Unfortunately, more people stop being Christians everyday. Besides, as mousse points out above, adultery has always been an issue. 



jbigbesh said:


> Any advice or suggestions would be appriciated. I am obviously not in a good state of mind and I do not want to make a mistake.


The most common mistake is confronting without ironclad, undeniable proof. What have you got?


----------



## barbados (Aug 30, 2012)

"I have relapsed twice and have told countless lies to hide it...."

So you, in effect, cheated on her first. You are a self admitted addict who did whatever it took to get you fix, regardless of what it did to your spouse. And now your mad that she might like someone else ?? Get you ass into rehab and show her your serious about getting clean. Until your clean you can't judge others.


----------



## Machiavelli (Feb 25, 2012)

barbados said:


> "I have relapsed twice and have told countless lies to hide it...."
> 
> So you, in effect, cheated on her first. You are a self admitted addict who did whatever it took to get you fix, regardless of what it did to your spouse. And now your mad that she might like someone else ?? Get you ass into rehab and show her your serious about getting clean. Until your clean you can't judge others.


WTH? Dude, you seem to have an issue with crack, yourself.


----------



## the guy (Aug 3, 2010)

barbados said:


> Get you ass into rehab and show her your serious about getting clean. .


Your wife is not looking at anything you have to show her, Her boyfriend ahs that covered. 

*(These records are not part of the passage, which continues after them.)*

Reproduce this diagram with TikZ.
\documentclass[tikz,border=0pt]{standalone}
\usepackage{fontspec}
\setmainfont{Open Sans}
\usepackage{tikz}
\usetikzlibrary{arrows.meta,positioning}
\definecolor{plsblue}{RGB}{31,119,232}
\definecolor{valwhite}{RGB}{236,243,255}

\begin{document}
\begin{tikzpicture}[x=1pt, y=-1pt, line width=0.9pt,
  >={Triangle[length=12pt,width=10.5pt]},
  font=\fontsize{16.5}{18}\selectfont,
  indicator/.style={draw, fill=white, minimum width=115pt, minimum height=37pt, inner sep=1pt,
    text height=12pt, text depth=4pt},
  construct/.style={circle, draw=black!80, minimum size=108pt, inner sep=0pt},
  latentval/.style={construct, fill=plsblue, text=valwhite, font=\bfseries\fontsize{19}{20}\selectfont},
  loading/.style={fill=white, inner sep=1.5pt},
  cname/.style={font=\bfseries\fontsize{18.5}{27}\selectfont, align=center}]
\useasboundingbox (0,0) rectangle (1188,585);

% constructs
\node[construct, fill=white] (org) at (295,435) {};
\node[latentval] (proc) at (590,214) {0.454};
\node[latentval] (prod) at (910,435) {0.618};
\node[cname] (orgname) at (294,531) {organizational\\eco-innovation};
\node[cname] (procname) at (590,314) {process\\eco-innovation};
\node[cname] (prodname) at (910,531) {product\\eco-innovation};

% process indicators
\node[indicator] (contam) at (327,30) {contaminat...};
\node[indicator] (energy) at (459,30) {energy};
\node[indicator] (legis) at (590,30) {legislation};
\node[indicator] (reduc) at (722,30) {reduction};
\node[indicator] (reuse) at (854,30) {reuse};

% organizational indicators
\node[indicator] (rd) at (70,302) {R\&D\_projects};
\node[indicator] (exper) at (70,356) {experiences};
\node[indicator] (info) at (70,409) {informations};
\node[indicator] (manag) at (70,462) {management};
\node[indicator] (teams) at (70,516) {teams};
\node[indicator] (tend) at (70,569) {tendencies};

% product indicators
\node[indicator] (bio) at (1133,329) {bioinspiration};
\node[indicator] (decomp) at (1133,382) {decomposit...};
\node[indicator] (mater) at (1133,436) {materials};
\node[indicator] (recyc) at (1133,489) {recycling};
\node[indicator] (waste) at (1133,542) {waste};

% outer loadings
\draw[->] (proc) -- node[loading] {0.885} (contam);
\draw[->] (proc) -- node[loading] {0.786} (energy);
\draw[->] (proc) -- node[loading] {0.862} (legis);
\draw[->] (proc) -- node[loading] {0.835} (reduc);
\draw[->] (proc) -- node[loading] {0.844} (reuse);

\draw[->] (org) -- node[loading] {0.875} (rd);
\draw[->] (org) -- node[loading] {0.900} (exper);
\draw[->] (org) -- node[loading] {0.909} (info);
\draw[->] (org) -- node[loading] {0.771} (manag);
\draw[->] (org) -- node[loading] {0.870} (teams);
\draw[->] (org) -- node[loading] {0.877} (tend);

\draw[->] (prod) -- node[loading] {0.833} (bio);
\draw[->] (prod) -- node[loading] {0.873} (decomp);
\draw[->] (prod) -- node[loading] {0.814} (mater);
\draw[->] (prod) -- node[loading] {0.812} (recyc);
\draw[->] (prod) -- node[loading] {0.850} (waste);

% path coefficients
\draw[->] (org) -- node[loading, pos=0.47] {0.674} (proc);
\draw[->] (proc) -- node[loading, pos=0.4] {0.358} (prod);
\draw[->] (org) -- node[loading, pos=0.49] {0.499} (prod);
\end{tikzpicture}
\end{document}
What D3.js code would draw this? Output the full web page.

Rehap is all about you and what you want out of life.

Sure it will/ might raise your attraction level up, but until OM is completely out of the picture, you can not compete....you can make her think twice and second guess her choices, but rehap is all about you not her.

Hell you just might find that this women brings out the worst in you after all and bail any way.

Always remember the Om will always have an effect on the dynamics of the marriage even after thaey stop sleeping together and are just friends....right..... until Om is out of the picture forget about it!!!!!!

Do for you what you need to do for you. Work on your self and what ever happens with regards to your old lady is up to her and what *you* want out of an oldlady.

You diserve good things!


----------



## BeenHurt (Sep 19, 2012)

Machiavelli said:


> WTH? Dude, you seem to have an issue with crack, yourself.


I agree, look man, we can't help it sometimes, unless you've been there yourself you can't judge someone who has either.

OP you have to stay clean of course, but hiding your drug use, although wrong, doesn't deserve to be treated with her starting an affair. Nothing does, unless your beating her, nothing warrants that betrayal.

You seem to be in a really good place, to not spiral, and use what's happend to you as a reason to go deeper into it. To stay clean during this amount of pain is admirable, amazing even.
The fact you made it through 4 weeks (toughest part of it all) says you'll probably never end up back on them. 
Getting back with her though..,you'll open yourself up to more misery in the long run. 

Part of coming off, means righting your wrongs, write her a letter of apology, from your heart, not trying to win her back, end it in a way that shows you are not going to be pursuing your marriage any further. Go see your Son buddy, he needs his Dad..

After that, **** her off..
_Posted via Mobile Device_


----------



## OldWolf57 (Mar 20, 2012)

She is sleeping with him dude, thats why she wanted you out of the house. MOVE BACK HOME NOW. 
Having you there reminds her she is a wife, mother, christian, and a cheater.

Also if you are home, your chances of getting the evidence is much greater.

So don't confront, and move back. Don't even tell her. Just do it.

How in the hell can you go 4 weeks without seeing your son.
30 day program ?????


----------



## OldWolf57 (Mar 20, 2012)

We need more info. You working ?? Her ?? Own the home ?? Money??


----------



## AngryandUsed (Jun 23, 2011)

There is more info missing.
She kicked you out on finding out for the first time?
Did you work on your addiction?


----------